Sumarising findings from Exploratory Qualitative Interviews with Civil Society Organisations on the impact of covid-19 on vulnerable groups in Ethiopia

This report was co-written by Zoma Mesfin, a local consultant on the Building Resilience in Ethiopia (BRE) Programme.

Introduction

This exploratory study was conducted with 15 participants, including 10 Civil Society Organizations (CSOs) and 5 Managers (in the Northern, Eastern, Western, Southern, and Central regions of Ethiopia) who are apart of DIFID’s Civil Society Protection Programme Phase 2 (CSPP2). The CSOs are small, national CSO’s with thematic areas including, youth voice, disability and inclusion, mental ill health, substance abuse, and disadvantaged communities’ rights and livelihoods.
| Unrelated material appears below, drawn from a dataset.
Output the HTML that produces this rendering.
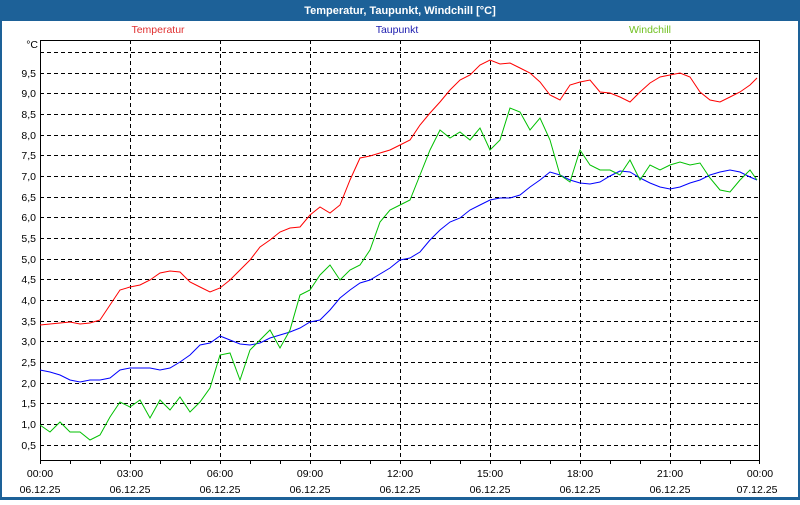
<!DOCTYPE html><html><head><style>body{margin:0;width:800px;height:500px;overflow:hidden;background:#fff;font-family:"Liberation Sans",sans-serif}</style></head><body>
<svg width="800" height="500" xmlns="http://www.w3.org/2000/svg" font-family="Liberation Sans, sans-serif" font-size="10.5">
<rect x="0" y="0" width="800" height="500" fill="#1d6198"/>
<rect x="2" y="21" width="796" height="476" fill="#fff"/>
<text x="400" y="14" fill="#fff" font-weight="bold" font-size="11" text-anchor="middle">Temperatur, Taupunkt, Windchill [°C]</text>
<text x="158" y="33" fill="#e03030" text-anchor="middle">Temperatur</text>
<text x="397" y="33" fill="#2020b0" text-anchor="middle">Taupunkt</text>
<text x="650" y="33" fill="#70c020" text-anchor="middle">Windchill</text>
<text x="38" y="48" text-anchor="end">°C</text>
<g stroke="#000" stroke-dasharray="4,3" stroke-width="1">
<line x1="40" y1="52.5" x2="760" y2="52.5"/>
<line x1="40" y1="73.5" x2="760" y2="73.5"/><line x1="40" y1="93.5" x2="760" y2="93.5"/><line x1="40" y1="114.5" x2="760" y2="114.5"/><line x1="40" y1="135.5" x2="760" y2="135.5"/><line x1="40" y1="155.5" x2="760" y2="155.5"/><line x1="40" y1="176.5" x2="760" y2="176.5"/><line x1="40" y1="197.5" x2="760" y2="197.5"/><line x1="40" y1="217.5" x2="760" y2="217.5"/><line x1="40" y1="238.5" x2="760" y2="238.5"/><line x1="40" y1="259.5" x2="760" y2="259.5"/><line x1="40" y1="279.5" x2="760" y2="279.5"/><line x1="40" y1="300.5" x2="760" y2="300.5"/><line x1="40" y1="321.5" x2="760" y2="321.5"/><line x1="40" y1="341.5" x2="760" y2="341.5"/><line x1="40" y1="362.5" x2="760" y2="362.5"/><line x1="40" y1="383.5" x2="760" y2="383.5"/><line x1="40" y1="403.5" x2="760" y2="403.5"/><line x1="40" y1="424.5" x2="760" y2="424.5"/><line x1="40" y1="445.5" x2="760" y2="445.5"/>
<line x1="130.5" y1="40" x2="130.5" y2="460"/><line x1="220.5" y1="40" x2="220.5" y2="460"/><line x1="310.5" y1="40" x2="310.5" y2="460"/><line x1="400.5" y1="40" x2="400.5" y2="460"/><line x1="490.5" y1="40" x2="490.5" y2="460"/><line x1="580.5" y1="40" x2="580.5" y2="460"/><line x1="670.5" y1="40" x2="670.5" y2="460"/>
</g>
<g text-anchor="end">
<text x="36" y="77">9,5</text><text x="36" y="97">9,0</text><text x="36" y="118">8,5</text><text x="36" y="139">8,0</text><text x="36" y="159">7,5</text><text x="36" y="180">7,0</text><text x="36" y="201">6,5</text><text x="36" y="221">6,0</text><text x="36" y="242">5,5</text><text x="36" y="263">5,0</text><text x="36" y="283">4,5</text><text x="36" y="304">4,0</text><text x="36" y="325">3,5</text><text x="36" y="345">3,0</text><text x="36" y="366">2,5</text><text x="36" y="387">2,0</text><text x="36" y="407">1,5</text><text x="36" y="428">1,0</text><text x="36" y="449">0,5</text>
</g>
<rect x="40.5" y="40.5" width="719" height="420" fill="none" stroke="#000"/>
<g stroke="#000"><path d="M70.5 460v4M100.5 460v4M130.5 460v4M160.5 460v4M190.5 460v4M220.5 460v4M250.5 460v4M280.5 460v4M310.5 460v4M340.5 460v4M370.5 460v4M400.5 460v4M430.5 460v4M460.5 460v4M490.5 460v4M520.5 460v4M550.5 460v4M580.5 460v4M610.5 460v4M640.5 460v4M670.5 460v4M700.5 460v4M730.5 460v4M759.5 460v4M40.5 460v4"/></g>
<g text-anchor="middle">
<text x="40" y="477">00:00</text><text x="130" y="477">03:00</text><text x="220" y="477">06:00</text><text x="310" y="477">09:00</text><text x="400" y="477">12:00</text><text x="490" y="477">15:00</text><text x="580" y="477">18:00</text><text x="670" y="477">21:00</text><text x="760" y="477">00:00</text>
<text x="40" y="493">06.12.25</text><text x="130" y="493">06.12.25</text><text x="220" y="493">06.12.25</text><text x="310" y="493">06.12.25</text><text x="400" y="493">06.12.25</text><text x="490" y="493">06.12.25</text><text x="580" y="493">06.12.25</text><text x="670" y="493">06.12.25</text><text x="757" y="493">07.12.25</text>
</g>
<g fill="none" stroke-width="1">
<polyline stroke="#ff0000" points="40,325 60,323 70,322 80,324 90,323 100,320 110,305 120,290 130,287 140,285 150,280 160,273 170,271 180,272 190,282 200,287 210,292 220,288 230,280 240,270 250,260 260,247 270,240 280,232 290,228 300,227 310,215 320,207 330,213 340,205 350,180 360,158 370,156 380,153 390,150 400,145 410,140 420,125 430,113 440,102 450,90 460,80 470,75 480,65 490,60 500,64 510,63 520,68 530,73 540,82 550,95 560,100 570,85 580,82 590,80 600,92 610,93 620,97 630,102 640,92 650,83 660,77 670,75 680,73 690,77 700,92 710,100 720,102 730,97 740,92 750,85 757,78"/>
<polyline stroke="#0000ff" points="40,370 50,372 60,375 70,380 80,382 90,380 100,380 110,378 120,370 130,368 140,368 150,368 160,370 170,368 180,362 190,355 200,345 210,343 220,336 230,340 240,344 250,345 260,343 270,338 280,335 290,332 300,328 310,322 320,320 330,310 340,298 350,290 360,283 370,280 380,274 390,268 400,260 410,258 420,252 430,240 440,230 450,222 460,218 470,210 480,205 490,200 500,198 510,198 520,195 530,187 540,180 550,172 560,175 570,180 580,183 590,184 600,182 610,176 620,171 630,172 640,178 650,183 660,187 670,189 680,187 690,183 700,180 710,175 720,172 730,170 740,172 750,177 757,180"/>
<polyline stroke="#00c000" points="40,425 50,432 60,422 70,432 80,432 90,440 100,435 110,417 120,402 130,407 140,400 150,418 160,400 170,410 180,397 190,412 200,402 210,388 220,355 230,353 240,380 250,350 260,340 270,330 280,348 290,330 300,295 310,290 320,275 330,265 340,280 350,270 360,265 370,250 380,222 390,210 400,205 410,200 420,175 430,150 440,130 450,138 460,132 470,140 480,128 490,150 500,140 510,108 520,112 530,130 540,118 550,140 560,175 570,182 580,150 590,165 600,170 610,170 620,175 630,160 640,180 650,165 660,170 670,165 680,162 690,165 700,163 710,178 720,190 730,192 740,180 750,170 757,180"/>
</g>
</svg></body></html>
The aim of this study is to explore the extent to which COVID-19 and associated government responses and measures such as physical distancing, movement restrictions and lockdowns, affect the ability of urban poor and vulnerable individuals to access health services, education, and whether they are able to meet their food and nutrition security needs.

This preliminary study is part of a larger panel study which will examine, in more depth, the impact of COVID-19 and government measures such as movement restrictions, physical distancing and others, on poor households and vulnerable groups (including refugees and IDPs) in urban areas of ten cities in Ethiopia. The panel study aims to conduct monthly qualitative phone interviews with 300 households, 40 CSOs/NGOs, and 50 health facilities and 150 health workers across the ten cities (Addis Ababa, Mekelle, Dire Dawa, Adama, Gambella, Bahir Dar, Jijiga, Bulehora, Logia and Semera). The study is funded by the UK Department for International Development (DFID) under the Maintaining Essential Services After Natural Disasters operational research (Maintains) programme.